As a writer of fantasy, a series is often a natural thing. Once you’ve gone to all the trouble of creating your fantasy world, it seems as if there is more than one story to tell.

Some questions. The paradigmatical series, the trilogy. Is it one story split into three, or is it three stories glued together into one? LoTR, as mentioned above, is one story chopped up into three volumes for practical reasons. It reads like that, too.

And what about the problem of the second book? The first book sets up the theme, characters, sets the story in motion. The last book brings it all to a conclusion – often with a massive battle. The second book is a challenge. It must have its own integrity. It can’t simply mark time. It shouldn’t be simply a bridge. It’s a challenge for a writer.
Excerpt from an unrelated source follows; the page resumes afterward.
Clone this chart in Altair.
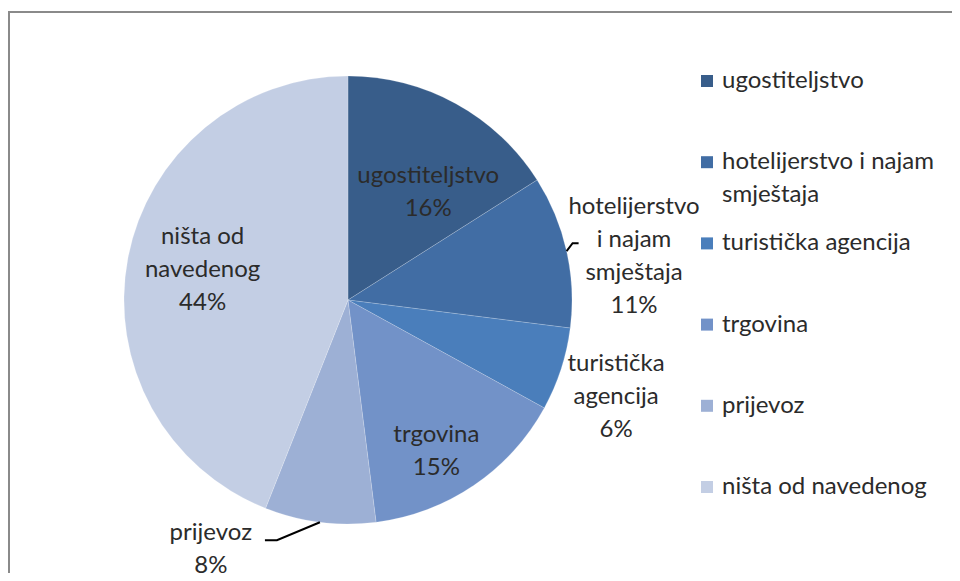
import math
import altair as alt
import pandas as pd

# ---- data ----
categories = ["ugostiteljstvo", "hotelijerstvo i najam smještaja", "turistička agencija",
              "trgovina", "prijevoz", "ništa od navedenog"]
values = [16, 11, 6, 15, 8, 44]
pie_labels = ["ugostiteljstvo\n16%", "hotelijerstvo\ni najam\nsmještaja\n11%",
              "turistička\nagencija\n6%", "trgovina\n15%", "prijevoz\n8%",
              "ništa od\nnavedenog\n44%"]
legend_labels = ["ugostiteljstvo", "hotelijerstvo i najam\nsmještaja", "turistička agencija",
                 "trgovina", "prijevoz", "ništa od navedenog"]
colors = ["#385D8A", "#416DA4", "#4A7EBB", "#7292C8", "#9DB0D5", "#C3CEE4"]

# ---- layout (pixels, plot-area coordinates) ----
W, H = 944, 565
CX, CY, R = 340, 292, 224
FONT = "Lato"
FS = 24
LH = 33
TXT = "#2b2b2b"
label_place = {
    "ugostiteljstvo": (125, 20, 2),
    "hotelijerstvo i najam smještaja": (290, 3, 20),
    "turistička agencija": (285, -3, 9),
    "trgovina": (175, -10, 7),
    "prijevoz": (265, -104, -13),
    "ništa od navedenog": (148, 0, -2),
}
leaders = {
    "hotelijerstvo i najam smještaja": [(6, -8), (12, -8)],
    "prijevoz": [(-43, 18), (-55, 18)],
}

total = sum(values)
rows, lead_rows = [], []
cum = 0
for i, (c, v, lab) in enumerate(zip(categories, values, pie_labels)):
    mid = (cum + v / 2) / total * 2 * math.pi
    cum += v
    r, dx, dy = label_place[c]
    nlines = lab.count("\n") + 1
    rows.append({"category": c, "value": v, "idx": i, "label": lab,
                 "legend": legend_labels[i],
                 "lx": CX + r * math.sin(mid) + dx,
                 "ly": CY - r * math.cos(mid) + dy - (nlines - 1) * LH / 2})
    if c in leaders:
        ex, ey = CX + R * math.sin(mid), CY - R * math.cos(mid)
        pts = [(ex, ey)] + [(ex + a, ey + b) for a, b in leaders[c]]
        for k, (px, py) in enumerate(pts):
            lead_rows.append({"category": c, "k": k, "px": px, "py": py})

df = pd.DataFrame(rows)
lead = pd.DataFrame(lead_rows)
one = pd.DataFrame({"a": [0]})

# chart frame: only the left and top edges are inside the picture (filled thin bars)
frame_left = alt.Chart(one).mark_rect(fill="#8a8a8a", strokeWidth=0).encode(
    x=alt.value(0), x2=alt.value(2), y=alt.value(3), y2=alt.value(H))
frame_top = alt.Chart(one).mark_rect(fill="#8a8a8a", strokeWidth=0).encode(
    x=alt.value(0), x2=alt.value(W), y=alt.value(3), y2=alt.value(5))

pie = alt.Chart(df).mark_arc(outerRadius=R, stroke="#ffffff", strokeWidth=0.6,
                             strokeOpacity=0.3).encode(
    theta=alt.Theta("value:Q", stack=True),
    color=alt.Color("category:N", scale=alt.Scale(domain=categories, range=colors),
                    legend=None),
    order=alt.Order("idx:Q"),
    x=alt.value(CX), y=alt.value(CY),
)

labels = alt.Chart(df).mark_text(font=FONT, fontSize=FS, color=TXT, lineBreak="\n",
                                 lineHeight=LH, align="center", baseline="middle").encode(
    x=alt.X("lx:Q", scale=None, axis=None),
    y=alt.Y("ly:Q", scale=None, axis=None),
    text="label:N",
)

leader = alt.Chart(lead).mark_line(color="#000000", strokeWidth=2).encode(
    x=alt.X("px:Q", scale=None, axis=None),
    y=alt.Y("py:Q", scale=None, axis=None),
    detail="category:N",
    order="k:Q",
)

base = alt.layer(frame_left, frame_top, pie, labels, leader)

leg_y = alt.Y("category:N", scale=alt.Scale(type="point", domain=categories,
                                           range=[73, 479], padding=0), axis=None)
leg_sq = alt.Chart(df).mark_square(size=144, opacity=1).encode(
    x=alt.value(699), y=leg_y,
    color=alt.Color("category:N", scale=alt.Scale(domain=categories, range=colors),
                    legend=None),
)
leg_txt = alt.Chart(df).mark_text(font=FONT, fontSize=FS, color=TXT, lineBreak="\n",
                                  lineHeight=LH, align="left", baseline="middle").encode(
    x=alt.value(714), y=leg_y, text="legend:N",
)
legend = alt.layer(leg_sq, leg_txt)

chart = alt.layer(base, legend).resolve_scale(y="independent", x="independent").properties(
    width=W, height=H, padding=0, autosize="none", background="#ffffff"
).configure_view(strokeWidth=0, stroke="transparent")

chart.save("out.html", embed_options={"renderer": "svg", "actions": False})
And what do you call your series? ‘The XXX Trilogy’ has been done to death. We have plenty of Sagas, Tapestries, Chronicles, Sequences, Songs, Volumes, Cycles etc etc. What’s left? ‘The XXX Directory’? ‘The XXX Wall Hanging’? ‘The XXX Oratorio’?

I maintain that there are two different sorts of series. One is the classic serial – each book ends on a cliffhanger and isn’t ‘complete’ without the other books in the series. The other sort of series is what I’m trying to do with The Laws of Magic. Each book is complete, comes to a whole and satisfying conclusion. The characters and setting remain the same, however, and with each book they have another set of adventures. Blaze of Glory, the first book, comes to a conclusion. The second book – Heart of Gold – doesn’t take up where Blaze of Glory left off. There is a six month time lapse, then a whole and complete adventure takes off. And so with, Word of Honour, Time of Trial and so on – complete, standalone adventures, each coming to a self- contained conclusion at the end of the book, but united by the overall story arc that extends across what will be six books when the series is completed. In this sense, The Laws of Magic and my new series, The Extraordinaires, are more like novel sequences than a series, something like Patrick O’Brian’s Aubrey-Maturin books. Or – and I hesitate to raise the name of The Master – something like Enid Blyton’s Famous Five books. Although I do wonder about how applicable the notion of story arc across the Famous Five sequence is …

Series, serial, novel sequence. In the end this is all just hair-splitting. Series are here to stay. Some people roll their eyes whenever a series is mentioned, but for a writer a series can be the expansive canvas that large ideas and large stories need.